Sunday I went to see another movie at the cinemateca boliviana, basically the La Paz version of the Hippodrome or the Gene Siskel Film Center. And since I have a little more time on my hands here than at home, I can finally take advantage of it. Madre y Hija (Mother and Daughter) is the latest of IƱarritu’s films, who also filmed Crash and Babel. The movie is mainly about abortion and how it affects people’s lives. It’s hard to talk about the movie without giving away the outcomes of the stories, but basically it follows different women through their lives and how their lives are affected by abortion. The thesis of the movie is that abortion is unnatural and created by society. I found it a pretty interesting point of view, first because I am a big fan of the movie Juno (it was one of the first movies in a while showing that life doesn’t end if you make a mistake) and secondly because I just finished a week working in Servicio de adolescentes with pregnant women. The movie follows a middle aged woman who gave up her daughter for adoption when she had her at age 14 and has never stopped thinking about her since, a 37 year old woman who was given up for adoption and thus never wants to have kids, a woman who can’t have kids but wants a child very badly, and a 20 year old girl who is pregnant with a child and wants to give it up for adoption. In almost all the cases, the supporting characters are against the adoption, maintaining the opinion that giving up a living thing that you bred inside of your body for 9 months is completely against our nature and that the baby is always better off with their birth mother. If the woman can’t have kids, then it just wasn’t meant to be. The movie obviously has a twist at the end and doesn’t maintain a black/white opinion on the subject by the end, but I thought it was a thought-provoking subject. Lately, with movies like Juno and documentaries on international adoptions, we see the many happy couples who are finally able to love a child of their own, and the conservative’s opinion on how adoption is better than abortion because a live is saved, but I haven’t seen as much media portrayal of the other side, of the mother who gives up her child for the rest of her life, making a decision that may later cost her years of her child’s life. Maybe in some cases, abortion may be a better option than adoption for the mother’s psyche, because then she has less time to get attached to the child while it’s in her womb.
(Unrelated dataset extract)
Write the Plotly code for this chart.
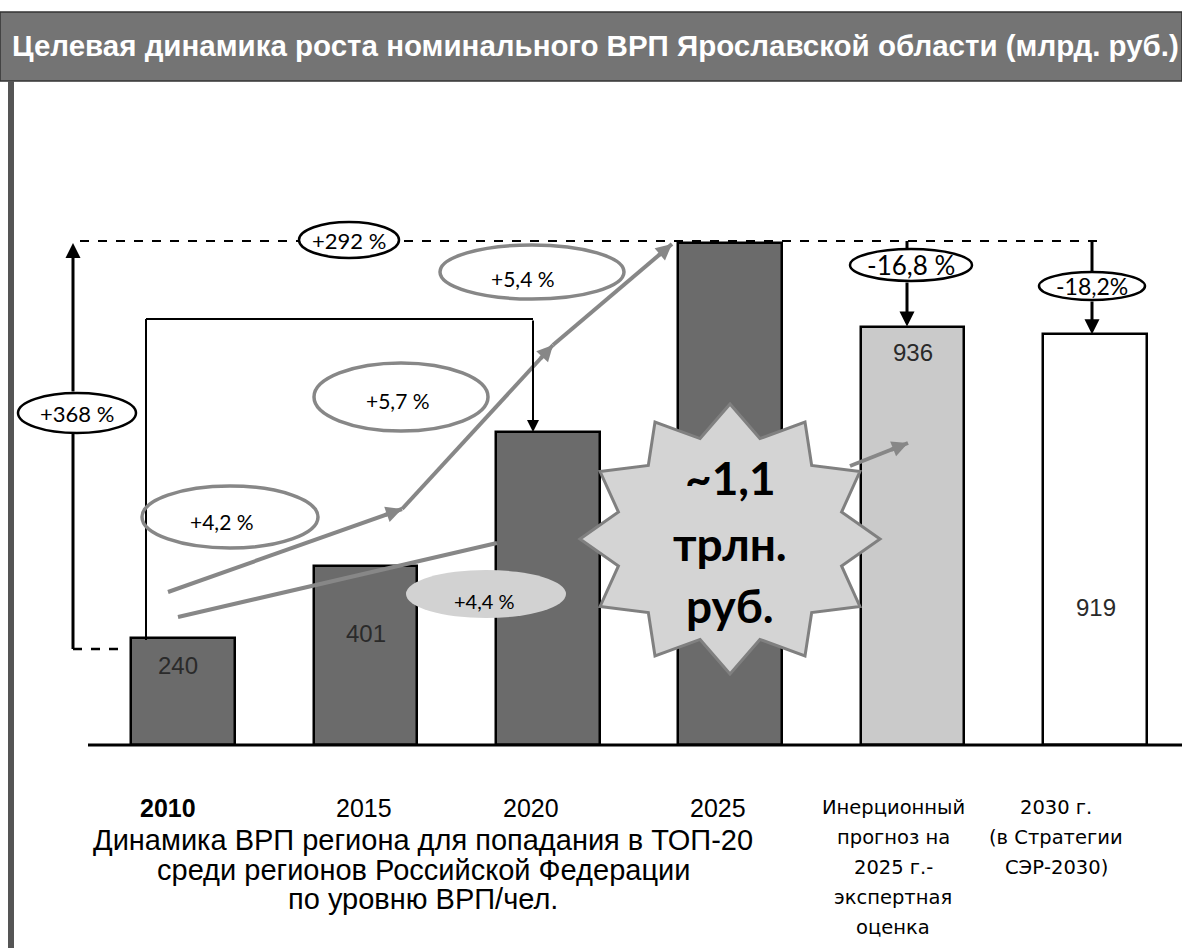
import math
import plotly.graph_objects as go

# ---------------- data ----------------
categories = ["2010", "2015", "2020", "2025", "Инерционный прогноз 2025", "2030 (Стратегия СЭР-2030)"]
values = [240, 401, 700, 1124, 936, 919]
bar_labels = ["240", "401", "", "", "936", "919"]
tick_labels = ["<b>2010</b>", "2015", "2020", "2025"]
right_label_1 = ["Инерционный", "прогноз на", "2025 г.-", "экспертная", "оценка"]
right_label_2 = ["2030 г.", "(в Стратегии", "СЭР-2030)"]
caption_lines = ["Динамика ВРП региона для попадания в ТОП-20",
                 "среди регионов Российской Федерации",
                 "по уровню ВРП/чел."]
growth_labels = ["+4,2 %", "+5,7 %", "+5,4 %", "+4,4 %"]
change_labels = ["+368 %", "+292 %", "-16,8 %", "-18,2%"]
star_lines = ["~1,1", "трлн.", "руб."]
title_text = "Целевая динамика роста номинального ВРП Ярославской области (млрд. руб.)"

# ---------------- layout helpers (pixel -> data) ----------------
W, H = 1182, 948
X0PX, XSTEP = 183.0, 182.4
BASE, SCALE = 745.0, 0.447


def xd(p):
    return (p - X0PX) / XSTEP


def yd(p):
    return (BASE - p) / SCALE


bar_colors = ["#6b6b6b", "#6b6b6b", "#6b6b6b", "#6b6b6b", "#cacaca", "#ffffff"]

fig = go.Figure()
fig.add_trace(go.Bar(
    x=list(range(len(values))), y=values, width=0.567,
    marker=dict(color=bar_colors, line=dict(color="black", width=2.5)),
    hoverinfo="skip", showlegend=False,
))

shapes = []
annotations = []


def line(x0, y0, x1, y1, color="black", width=2, dash=None):
    shapes.append(dict(type="line", xref="x", yref="y", x0=xd(x0), y0=yd(y0),
                       x1=xd(x1), y1=yd(y1), layer="above",
                       line=dict(color=color, width=width, dash=dash)))


def ellipse(cx, cy, rx, ry, color="black", width=2, fill="white"):
    shapes.append(dict(type="circle", xref="x", yref="y",
                       x0=xd(cx - rx), x1=xd(cx + rx), y0=yd(cy + ry), y1=yd(cy - ry),
                       layer="above", fillcolor=fill,
                       line=dict(color=color, width=width)))


def arrow(tx, ty, hx, hy_val, color="black", width=3, size=1.0, head=2):
    annotations.append(dict(x=xd(hx), y=hy_val, ax=xd(tx), ay=yd(ty),
                            xref="x", yref="y", axref="x", ayref="y", text="",
                            showarrow=True, arrowhead=head, arrowsize=size,
                            arrowwidth=width, arrowcolor=color))


def head_only(x0, y0, x1, y1, color, width, size=0.8):
    # short arrow at the end of the segment (x0,y0)->(x1,y1)
    L = math.hypot(x1 - x0, y1 - y0)
    tx, ty = x1 - (x1 - x0) * 20 / L, y1 - (y1 - y0) * 20 / L
    arrow(tx, ty, x1, yd(y1), color=color, width=width, size=size)


def text(x, y, s, size, color="black", family="Liberation Sans, Arial", bold=False):
    annotations.append(dict(x=xd(x), y=yd(y), xref="x", yref="y", text=(f"<b>{s}</b>" if bold else s),
                            showarrow=False, xanchor="center", yanchor="middle",
                            font=dict(size=size, color=color, family=family)))


# title bar and frame
shapes.append(dict(type="rect", xref="paper", yref="paper", x0=0, x1=1,
                   y0=1 - 81 / H, y1=1 - 12 / H, fillcolor="#747474",
                   line=dict(color="#333333", width=1.5), layer="above"))
shapes.append(dict(type="rect", xref="paper", yref="paper", x0=8 / W, x1=14 / W,
                   y0=0, y1=1 - 81 / H, fillcolor="#555555", line=dict(width=0), layer="above"))
annotations.append(dict(x=595 / W, y=1 - 46 / H, xref="paper", yref="paper", text=f"<b>{title_text}</b>",
                        showarrow=False, yanchor="middle",
                        font=dict(size=29.5, color="white", family="Liberation Sans, Arial")))

# baseline
line(88, 745, 1182, 745, width=3)

# dashed top line (2025 level)
line(80, 241, 1103, 241, width=2, dash="dash")

# left +368% arrow
line(73, 649, 73, 433, width=3)
arrow(73, 393, 73, yd(243), width=3, size=1.0)
line(73, 649, 122, 649, width=2.5, dash="dash")
ellipse(77, 413, 59, 20, width=2.5)
text(77, 413, change_labels[0], 22, family="Lato, Liberation Sans")

# +292% ellipse on dashed line
ellipse(349, 240, 50, 18, width=2.5)
text(349, 240, change_labels[1], 22, family="Lato, Liberation Sans")

# bracket from 2010 to 2020
line(146, 640, 146, 319, width=2)
line(146, 319, 533, 319, width=2)
arrow(533, 319, 533, values[2], width=2, size=1.2)

# -16,8 % arrow to inertial bar
line(907, 241, 907, 250, width=3)
arrow(907, 281, 907, values[4], width=3, size=1.0)
ellipse(911, 265, 61, 16, width=2.5)
text(911, 265, change_labels[2], 26, family="Lato, Liberation Sans")

# -18,2% arrow to 2030 bar
line(1092, 241, 1092, 273, width=3)
arrow(1092, 300, 1092, values[5], width=3, size=1.0)
ellipse(1092, 286, 53, 14, width=2.5)
text(1092, 286, change_labels[3], 23, family="Lato, Liberation Sans")

# gray growth arrows
GRAY = "#878787"
path_pts = [(168, 592), (402, 509), (553, 345), (672, 244)]
for (x0, y0), (x1, y1) in zip(path_pts[:-1], path_pts[1:]):
    line(x0, y0, x1, y1, color=GRAY, width=4)
    head_only(x0, y0, x1, y1, GRAY, 4)
line(178, 617, 497, 543, color=GRAY, width=4)
line(850, 466, 908, 443, color=GRAY, width=4)
head_only(850, 466, 908, 443, GRAY, 4)

# growth ellipses
ellipse(230, 517, 88, 31, color=GRAY, width=3.5, fill="rgba(0,0,0,0)")
text(222, 521, growth_labels[0], 21, family="Lato, Liberation Sans")
ellipse(401, 397, 87, 34, color=GRAY, width=3.5, fill="rgba(0,0,0,0)")
text(398, 400, growth_labels[1], 21, family="Lato, Liberation Sans")
ellipse(532, 272, 92, 27, color=GRAY, width=3.5, fill="rgba(0,0,0,0)")
text(523, 278, growth_labels[2], 21, family="Lato, Liberation Sans")
ellipse(486, 594, 80, 24, color="#d2d2d2", width=0, fill="#d2d2d2")
text(484, 601, growth_labels[3], 20, family="Lato, Liberation Sans")

# star
cx, cy, rx, ry = 730, 539, 150, 135
pts = []
for k in range(24):
    a = math.radians(k * 15)
    r = 1.0 if k % 2 == 0 else 0.77
    pts.append((xd(cx + rx * r * math.sin(a)), yd(cy - ry * r * math.cos(a))))
path = "M " + " L ".join(f"{px:.4f},{py:.3f}" for px, py in pts) + " Z"
shapes.append(dict(type="path", xref="x", yref="y", path=path, fillcolor="#d4d4d4",
                   line=dict(color="#808080", width=3), layer="above"))
for s, yy in zip(star_lines, [477, 543, 605]):
    text(730, yy, s, 46, family="Lato, Liberation Sans", bold=True)

# bar value labels (pixel offset below each bar top; None -> fixed position)
label_below_top = [28, 68, None, None, 26, None]
label_fixed_y = [None, None, None, None, None, 607]
label_dx = [-5, 1, 0, 0, 0, 1]
for i, lab in enumerate(bar_labels):
    if not lab:
        continue
    if label_below_top[i] is not None:
        y_val, ysh = values[i], -label_below_top[i]
    else:
        y_val, ysh = yd(label_fixed_y[i]), 0
    annotations.append(dict(x=i, y=y_val, xref="x", yref="y", text=lab,
                            xshift=label_dx[i], yshift=ysh, showarrow=False,
                            font=dict(size=24, color="#2a2a2a", family="Liberation Sans, Arial")))

# category labels below
for lab, xx in zip(tick_labels, [168, 364, 531, 718]):
    text(xx, 808, lab, 25)
for j, s in enumerate(caption_lines):
    text(423, 840 + 29.5 * j, s, 29)
for j, s in enumerate(right_label_1):
    text(893, 807 + 30 * j, s, 19.5, family="DejaVu Sans")
for j, s in enumerate(right_label_2):
    text(1056, 807 + 30 * j, s, 19.5, family="DejaVu Sans")

fig.update_layout(
    width=W, height=H, autosize=False,
    margin=dict(l=0, r=0, t=0, b=0),
    paper_bgcolor="white", plot_bgcolor="white",
    xaxis=dict(range=[xd(0), xd(W)], visible=False, fixedrange=True),
    yaxis=dict(range=[yd(H), yd(0)], visible=False, fixedrange=True),
    shapes=shapes, annotations=annotations, bargap=0,
)

fig.write_html("out.html", config={"displayModeBar": False},
               post_script="document.body.style.margin='0px';")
Obviously, each case is different and what’s the best decision for one woman may not be the best for another woman, and to say that adoption (or even abortion) is always a good choice or a bad choice is juvenile and inconsiderate. Nevertheless, I appreciate it when someone creates a film, a book, or even a song about an intimate and powerful subject that causes people to re-evaluate their own beliefs, even if they don’t end up changing them.
Regarding Bolivia, abortion is pretty much illegal here except for special circumstances when the mother’s life is in danger. Almost every patient I have seen, no matter what age (I haven’t seen any girls younger than 16), whether or not they are married or with someone, choose to have the baby and keep it. Abortion or adoption doesn’t really seem to even be brought up in discussion. There are obviously other debatable issues that surface, since many of these babies end up living in poverty either because their mothers never finished high school or because it’s her 5th child and she can’t feed that many children. Is it better to live in poverty and be beaten by your alcoholic stepfather or not live at all? Is it better to be adopted into a nice family or to live in a slum with your birth mother? And of course, there are all those lovely gray areas in between where we must accept that we don’t really know how a child’s life will turn out based on only one decision – we can only guess and hope that we can live with the decision we have made. After all this, all I can say for sure is that the women I see in clinic who decide to go back to school after having a child are some of the strongest that I have ever seen, and I hope they are the ones who improve the amount of opportunities that their children have with the amount that they have had.